Se vogliamo controlli efficaci e quindi sicurezza per cittadini, animali e produzioni, dobbiamo evitare la sovrapposizione nei compiti istituzionali, per cui, dove esiste controllo, non dovrebbe esistere attività pratica del controllore; vedi la possibilità di esercitare la libera professione.

Il risparmio per lo Stato è evidente: il veterinario pubblico che sta in ambulatorio a sterilizzare gatti non è sul territorio a controllare (si pensi ai microchip) e la sua funzione può essere facilmente assolta esternalizzando, con risparmi evidenti e consistenti. Non solo per il costo/ora del personale in senso stretto, ma anche per tutte le strutture e personale accessorio che si andrebbero ad evitare.

Forse non è un caso che nelle Regioni con i numeri percentuali maggiori di veterinari pubblici, resistono sacche di malattie infettive pericolosissime – come la brucellosi – che in altre aree sono eradicate da decenni.

Anche il mercato del lavoro ne trarrebbe vantaggio. Si elimina la distorsione determinata dalla concorrenza sleale e la potenziale posizione dominante derivante da un diverso rapporto del pubblico con i controlli, che esso stesso esercita, e con la disponibilità di informazioni “istituzionali”come gli elenchi di allevamenti e di proprietari di animali da compagnia, che non sono nella disponibilità del libero professionista. Sorprende che questo aspetto squilibrato della concorrenza non sia mai stato individuato dall’Antitrust.

Identico beneficio traggono le entrate tributarie perché ad esempio una profilassi rabbia fatta da un veterinario pubblico è esente da iva, mentre il privato la applica, con conseguente entrata nelle casse pubbliche.

Volendo un sistema efficace di controlli sarebbe anche razionale prevedere che ci sia mobilità nei primi anni di assunzione dei nuovi “controllori”, in modo da garantire la necessaria indipendenza dai rapporti con il territorio e dare la possibilità di rotazione e concentrazione delle risorse nelle situazioni a più alto rischio.

La semplificazione resta una chimera, quasi tradita dal bisogno di trovare quacosa da fare da parte di tanta burocrazia. In questi anni si aggiungono nuovi adempimenti e nuovi costi, ma sembra che nessuno si interroghi sull’opportunità e l’interesse pubblico in certi settori come quello degli animali da compagnia. Saranno veramente utili, se non presentano risvolti concreti sulla salute pubblica?

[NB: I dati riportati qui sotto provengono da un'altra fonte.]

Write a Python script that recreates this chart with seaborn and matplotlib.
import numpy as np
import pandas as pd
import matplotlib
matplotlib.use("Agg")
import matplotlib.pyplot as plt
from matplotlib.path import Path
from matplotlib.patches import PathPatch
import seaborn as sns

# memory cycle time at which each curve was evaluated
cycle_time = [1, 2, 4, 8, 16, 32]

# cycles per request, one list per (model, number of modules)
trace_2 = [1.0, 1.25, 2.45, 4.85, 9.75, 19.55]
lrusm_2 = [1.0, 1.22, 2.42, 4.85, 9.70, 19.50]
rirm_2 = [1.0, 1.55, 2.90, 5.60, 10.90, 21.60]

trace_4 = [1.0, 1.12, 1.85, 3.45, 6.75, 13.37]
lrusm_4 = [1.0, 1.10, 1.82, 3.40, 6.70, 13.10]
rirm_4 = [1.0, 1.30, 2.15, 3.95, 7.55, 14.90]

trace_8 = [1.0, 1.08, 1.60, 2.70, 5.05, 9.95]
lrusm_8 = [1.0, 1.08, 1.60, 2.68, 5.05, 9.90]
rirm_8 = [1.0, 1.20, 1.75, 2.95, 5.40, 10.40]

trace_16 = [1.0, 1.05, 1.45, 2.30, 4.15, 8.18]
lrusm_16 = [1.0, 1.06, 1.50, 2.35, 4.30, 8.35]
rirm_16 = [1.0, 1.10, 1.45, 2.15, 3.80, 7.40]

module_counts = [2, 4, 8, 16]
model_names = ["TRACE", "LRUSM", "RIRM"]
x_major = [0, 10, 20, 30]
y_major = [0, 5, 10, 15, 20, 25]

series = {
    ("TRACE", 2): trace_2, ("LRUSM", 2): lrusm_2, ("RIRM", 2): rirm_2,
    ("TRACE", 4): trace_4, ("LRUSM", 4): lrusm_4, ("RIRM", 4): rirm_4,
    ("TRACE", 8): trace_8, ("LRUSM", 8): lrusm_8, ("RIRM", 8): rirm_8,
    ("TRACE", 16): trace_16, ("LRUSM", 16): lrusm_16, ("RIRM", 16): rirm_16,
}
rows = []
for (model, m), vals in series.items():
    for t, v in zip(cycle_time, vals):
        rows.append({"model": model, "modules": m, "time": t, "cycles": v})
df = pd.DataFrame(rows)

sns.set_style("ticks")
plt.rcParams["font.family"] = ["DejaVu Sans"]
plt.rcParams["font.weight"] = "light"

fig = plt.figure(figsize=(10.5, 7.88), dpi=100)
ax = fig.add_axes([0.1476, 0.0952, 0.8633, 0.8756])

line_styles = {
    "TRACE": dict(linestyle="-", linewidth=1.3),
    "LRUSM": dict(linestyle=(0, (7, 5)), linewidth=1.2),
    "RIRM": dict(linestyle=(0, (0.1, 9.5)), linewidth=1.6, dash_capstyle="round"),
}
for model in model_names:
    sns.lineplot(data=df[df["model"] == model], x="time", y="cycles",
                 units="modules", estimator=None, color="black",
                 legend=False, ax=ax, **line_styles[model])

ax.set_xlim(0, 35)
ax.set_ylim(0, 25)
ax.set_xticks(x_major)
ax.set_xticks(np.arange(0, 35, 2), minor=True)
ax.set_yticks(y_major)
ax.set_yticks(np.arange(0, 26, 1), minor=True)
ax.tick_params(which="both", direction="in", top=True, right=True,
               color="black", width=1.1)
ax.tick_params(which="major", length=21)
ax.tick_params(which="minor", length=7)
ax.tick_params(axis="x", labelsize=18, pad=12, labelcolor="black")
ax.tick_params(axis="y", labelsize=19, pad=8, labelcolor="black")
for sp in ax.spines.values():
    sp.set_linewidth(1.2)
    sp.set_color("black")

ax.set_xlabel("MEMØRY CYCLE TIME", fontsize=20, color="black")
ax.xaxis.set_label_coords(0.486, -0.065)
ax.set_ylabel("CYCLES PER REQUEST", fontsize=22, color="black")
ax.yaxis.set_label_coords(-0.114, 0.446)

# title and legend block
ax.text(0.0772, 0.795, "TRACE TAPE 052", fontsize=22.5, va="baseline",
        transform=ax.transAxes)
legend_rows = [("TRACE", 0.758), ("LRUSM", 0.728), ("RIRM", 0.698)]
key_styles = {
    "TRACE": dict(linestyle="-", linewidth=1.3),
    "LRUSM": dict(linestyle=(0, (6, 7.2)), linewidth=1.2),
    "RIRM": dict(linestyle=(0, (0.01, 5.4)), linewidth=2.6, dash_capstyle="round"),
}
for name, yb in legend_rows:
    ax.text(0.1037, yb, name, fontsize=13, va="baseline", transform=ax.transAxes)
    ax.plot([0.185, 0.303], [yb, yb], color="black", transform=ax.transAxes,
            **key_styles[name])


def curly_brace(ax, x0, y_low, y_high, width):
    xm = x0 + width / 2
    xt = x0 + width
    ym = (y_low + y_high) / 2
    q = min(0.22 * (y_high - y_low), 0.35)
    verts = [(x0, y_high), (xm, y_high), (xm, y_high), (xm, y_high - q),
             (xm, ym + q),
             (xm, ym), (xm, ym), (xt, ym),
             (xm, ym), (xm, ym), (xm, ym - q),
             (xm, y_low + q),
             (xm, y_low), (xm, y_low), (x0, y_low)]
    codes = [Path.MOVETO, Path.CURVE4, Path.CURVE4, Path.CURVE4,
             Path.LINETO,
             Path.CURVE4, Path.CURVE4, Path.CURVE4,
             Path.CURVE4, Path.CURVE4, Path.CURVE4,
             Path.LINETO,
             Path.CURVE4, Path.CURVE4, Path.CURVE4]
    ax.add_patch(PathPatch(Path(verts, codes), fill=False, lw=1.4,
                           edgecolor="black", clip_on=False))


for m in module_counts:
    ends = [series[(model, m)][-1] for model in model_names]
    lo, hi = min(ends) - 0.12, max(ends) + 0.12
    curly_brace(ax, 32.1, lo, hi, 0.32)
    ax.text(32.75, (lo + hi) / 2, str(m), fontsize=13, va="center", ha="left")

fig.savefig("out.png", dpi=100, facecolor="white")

Le spese veterinarie sono anche un costo importante in agricoltura, dove non beneficiano dell’IVA agevolata, riservata a tale settore produttivo strategico.

Ci aspettiamo inoltre che lo stato investa nell’informare i cittadini che l’animale da compagnia deve essere detenuto da chi se ne prende realmente la responsabilità, evitando che momentanei coinvolgimenti emotivi trasformino la scelta di un animale da parte del privato in un onere permanente per i Comuni e lo Stato. Abbiamo la metà dei proprietari che prestano cure veterinarie ai loro animali, rispetto alla Francia. Questo rappresenta un gap enorme, sintomo di scarsa consapevolezza relativa alla loro detenzione.

La pesante contrazione della spesa richiede anche maggior serietà nell’orientamento alle professioni. Laureare un veterinario rappresenta un costo enorme per lo Stato. Oggi chi consegue questa laurea difficilmente ripaga con le tasse tali costi; spesso anzi è costretto a portare la sua professionalità all’Estero. Meglio prevenire con informazione corretta a famiglie e studenti, che basarsi unicamente sui bisogni “produttivi” delle facoltà.